Below: Images from my process of creating "The Raft of Medusa" series of 5 unique prints. The first three images show the raft that I built from trash collected in Los Angeles. The people are volunteers who came separately to be photographed on the raft. Using Photoshop, I collaged everyone into a single, coherent composition that I printed onto canvas using an Epson archival inkjet printer. Next, I created films for each design and color layer of silk screen. I burned a series of screens that I used to print "spot colors" of designs onto the canvas that add depth and texture to the rising ocean, the carbon-saturated sky, the electrical cords, and the serpents of Medusa. I screen-printed onto my inkjet print because I wanted to make nature and electricity literally encroach upon the raft and its occupants - who represent all of human civilization. Sadly, humanity is largely self-absorbed and unresponsive to the crisis of climate change. 

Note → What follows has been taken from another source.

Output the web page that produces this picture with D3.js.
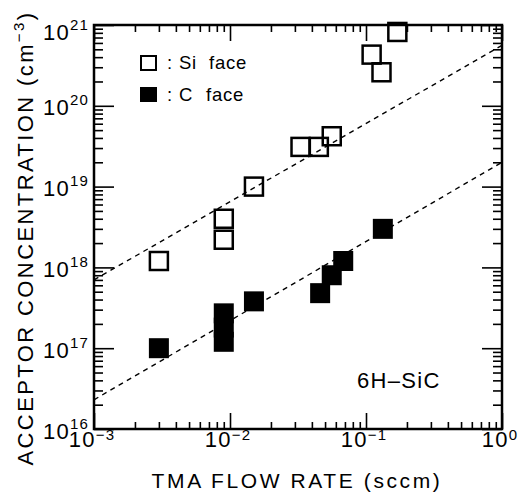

Above top row: three volunteers from the community of Otis College of Art and Design who individually posed for The Raft of Medusa (2017)
Above middle row (left to right): my digital master file, selecting negatives for burning screens, applying photo emulsion to a silk screen. Photos of me working on the piece are courtesy of Antonia Jones of Los Angeles.
Above bottom row (left to right): rinsing my screen to reveal an image, registering my canvas prior to printing, pulling ink through the screen to print on the canvas. Photos courtesy of Antonia Jones of Los Angeles.

open studio: selfie on the raft of medusa by kelly heaton

Selfie on the Raft of Medusa, 2015. Digital photo collage. Kelly Heaton

I made this photo-collage, "Selfie on the Raft of Medusa," 2015, after Theodore Gericault's epic painting, "The Raft of the Medusa," 1818-1819. Gericault portrays the hastily constructed life raft of the Medusa, a French naval frigate that wrecked in 1816 killing most of her crew and creating an uproar over the perceived incompetence of the French monarchy. It's one of the greatest paintings in history. 

Joseph Campbell attributes the myth of Medusa to "an actual historic rupture, a sort of sociological trauma, which has been registered in this myth, much as what Freud terms the latent content of a neurosis is registered in the manifest content of a dream: registered yet hidden, registered in the unconscious yet unknown or misconstrued by the conscious mind."

Medusa: rage of the feminine principle. She speaks to me right now. She speaks of frustration with human self-absorption, abuse of Mother Earth, dependence on fossil fuels and electricity, and hubris.

Jack London quotes Benjamin de Casseres in 1914: "The profoundest instinct in man is to war against the truth; that is, against the Real. He shuns facts from his infancy. His life is a perpetual evasion. Miracle, chimera and to-morrow keep him alive. He lives on fiction and myth. It is the Lie that sets him free."